Le Front Polisario rappelle également « qu’avant l’établissement du cessez-le-feu il n’y avait ni route, ni trafic commercial entre le mur d’occupation marocain et la frontière mauritanienne ». Leur existence est « une violation du statut du Territoire (…) ». La direction saharauie pense sans doute avoir marqué un point et elle ne veut pas y renoncer même si Paris et Madrid le lui ont demandé dans leurs communiqués.
Même s’il avait été délogé de Guerguerat par la force, le mouvement sahraoui aurait pu tirer profit d’un bref affrontement armé.
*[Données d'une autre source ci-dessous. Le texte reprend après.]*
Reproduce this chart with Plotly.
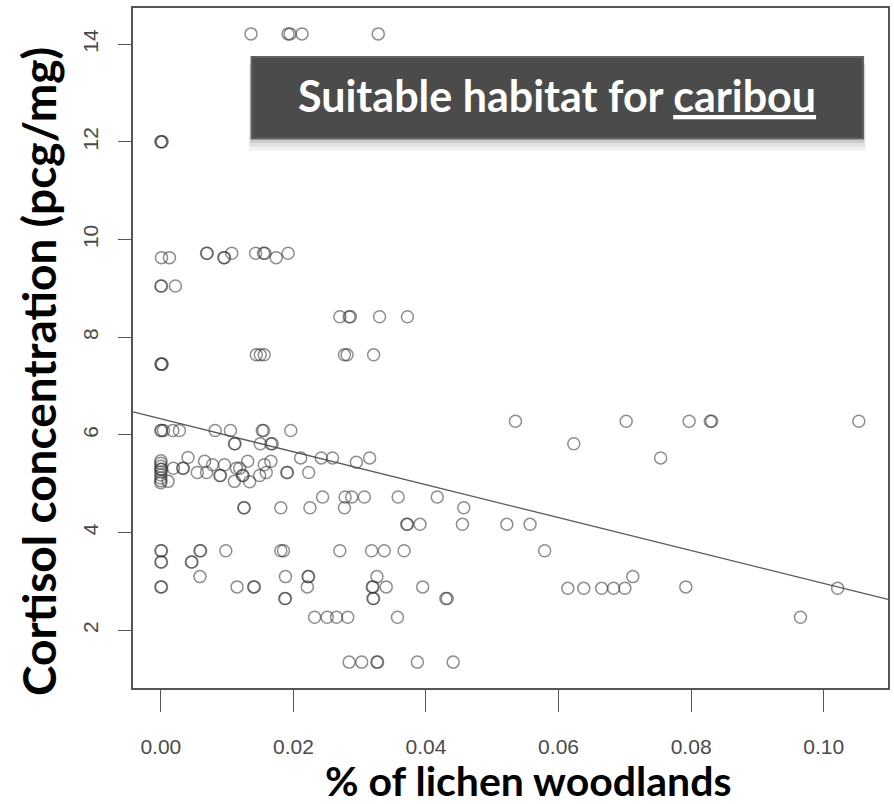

Plus encore que son prédécesseur, son nouveau chef, Brahim Ghali, cherche à sortir le conflit de l’oubli dans lequel il plongea peu après le cessez-le-feu de 1991. Il souhaite que la communauté internationale s’y intéresse à nouveau et force le Maroc à négocier, ce qu’il se refuse de faire depuis 2011 à Manhasset, dans la banlieue de New York. Pour Ghali, déterrer la hache de guerre, ne serait-ce que brièvement, c’est aussi démontrer à cette jeunesse sahraouie, avide de reprendre les armes, qu’il tient compte de ses aspirations.
Le Maroc ne veut plus, en effet, négocier le sort de « son » Sahara. Il n’évoque même plus très souvent cette offre timide d’autonomie pour le Sahara qu’il avait formulée en 2007 et qui avait été applaudie à Paris et Madrid car ces capitales avaient aidé discrètement à son élaboration. Il table désormais, pour asseoir son contrôle sur ce grand morceau de désert, sur l’effondrement de l’Algérie frappée par une grave crise économique à cause de la chute du prix des hydrocarbures et qui n’arrive toujours pas à trouver un successeur à son président malade.
La santé fragile d’Abdelaziz Bouteflika nuit déjà à la politique étrangère de l’Algérie face à un roi marocain qui ne cesse depuis l’automne de parcourir l’Afrique. Sans une Algérie débout, il n’y aura plus de Polisario, pense-t-on plus que jamais à Rabat. C’est la deuxième fois qu’on y fait ce calcul. La première fut dans les années quatre-vingt-dix quand l’Algérie subissait les coups des groupes terroristes, mais alors, il ne s’est pas vérifié.